─── Items ───

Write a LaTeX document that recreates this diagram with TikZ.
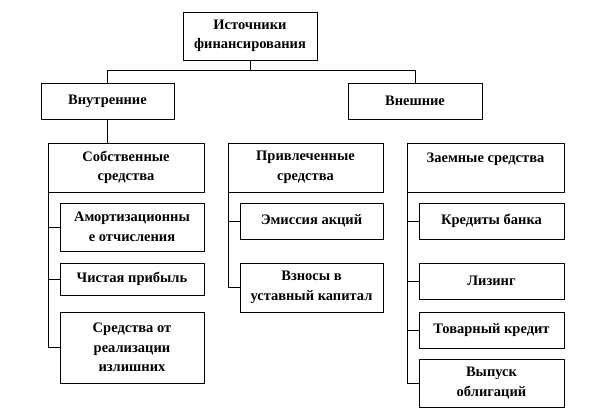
\documentclass[tikz,border=0pt]{standalone}
\usepackage{fontspec}
\setmainfont{Liberation Serif}
\usetikzlibrary{shadows}

\begin{document}
\begin{tikzpicture}[x=1pt, y=-1pt,
    box/.style={draw, fill=white, line width=0.5pt, align=center, inner sep=2pt,
      font=\bfseries\fontsize{14.5}{19.5}\selectfont,
      drop shadow={shadow xshift=0.9pt, shadow yshift=-0.9pt, fill=black!70, opacity=1}},
    link/.style={line width=0.5pt}]
      \useasboundingbox (0,0) rectangle (612,411);

      % Root of the tree
      \node[box, minimum width=134pt, minimum height=48pt] (Src) at (250,36) {Источники\\финансирования};

      % Second level: internal and external sources
      \node[box, minimum width=133pt, minimum height=36pt] (Int) at (107.5,101) {Внутренние};
      \node[box, minimum width=134pt, minimum height=36pt] (Ext) at (415,101) {Внешние};

      % Third level: three groups of funds
      \node[box, minimum width=156pt, minimum height=49pt] (Own) at (126,167.5) {Собственные\\средства};
      \node[box, minimum width=155pt, minimum height=49pt] (Att) at (305.5,167.5) {Привлеченные\\средства};
      \node[box, minimum width=157pt, minimum height=49pt] (Bor) at (485.5,167.5) {Заемные средства\\~};

      % Own funds
      \node[box, minimum width=144pt, minimum height=48pt] (Own1) at (132,227) {Амортизационны\\е отчисления};
      \node[box, minimum width=144pt, minimum height=32pt] (Own2) at (132,279) {Чистая прибыль};
      \node[box, minimum width=144pt, minimum height=71pt] (Own3) at (132,347.5) {Средства от\\реализации\\излишних};

      % Attracted funds
      \node[box, minimum width=143pt, minimum height=36pt] (Att1) at (311.5,221) {Эмиссия акций};
      \node[box, minimum width=143pt, minimum height=49pt] (Att2) at (311.5,287.5) {Взносы в\\уставный капитал};

      % Borrowed funds
      \node[box, minimum width=145pt, minimum height=36pt] (Bor1) at (491.5,221) {Кредиты банка};
      \node[box, minimum width=145pt, minimum height=36pt] (Bor2) at (491.5,281) {Лизинг};
      \node[box, minimum width=145pt, minimum height=36pt] (Bor3) at (491.5,330) {Товарный кредит};
      \node[box, minimum width=145pt, minimum height=48pt] (Bor4) at (491.5,383) {Выпуск\\облигаций};

      % Connect the root to the second level
      \draw[link] (Src.south) -- ++(0,10) -| (Int.north);
      \draw[link] (Src.south) -- ++(0,10) -| (Ext.north);
      \draw[link] (Int.south) -- (Int.south |- Own.north);

      % Connect each group to its items
      \draw[link] (Own.south west) |- (Own1.west);
      \draw[link] (Own.south west) |- (Own2.west);
      \draw[link] (Own.south west) |- (Own3.west);
      \draw[link] (Att.south west) |- (Att1.west);
      \draw[link] (Att.south west) |- (Att2.west);
      \draw[link] (Bor.south west) |- (Bor1.west);
      \draw[link] (Bor.south west) |- (Bor2.west);
      \draw[link] (Bor.south west) |- (Bor3.west);
      \draw[link] (Bor.south west) |- (Bor4.west);
    \end{tikzpicture}
\end{document}
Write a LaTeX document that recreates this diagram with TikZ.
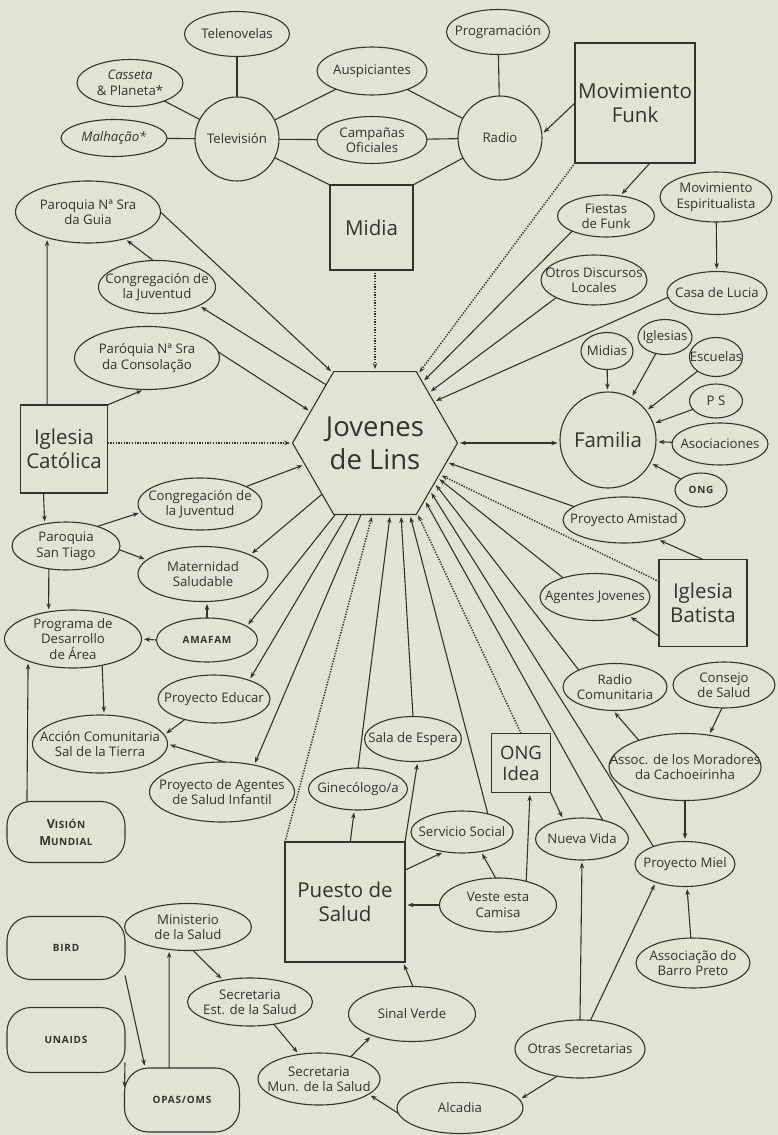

───

▸ What you are asked to do: Begin with the first line of the entries above and write out each line exactly, ending with the line containing "(0,0) rectangle (612,411);". Leave out pictures.

▸ Solution for this task:
Write a LaTeX document that recreates this diagram with TikZ.
\documentclass[tikz,border=0pt]{standalone}
\usepackage{fontspec}
\setmainfont{Liberation Serif}
\usetikzlibrary{shadows}

\begin{document}
\begin{tikzpicture}[x=1pt, y=-1pt,
    box/.style={draw, fill=white, line width=0.5pt, align=center, inner sep=2pt,
      font=\bfseries\fontsize{14.5}{19.5}\selectfont,
      drop shadow={shadow xshift=0.9pt, shadow yshift=-0.9pt, fill=black!70, opacity=1}},
    link/.style={line width=0.5pt}]
      \useasboundingbox (0,0) rectangle (612,411);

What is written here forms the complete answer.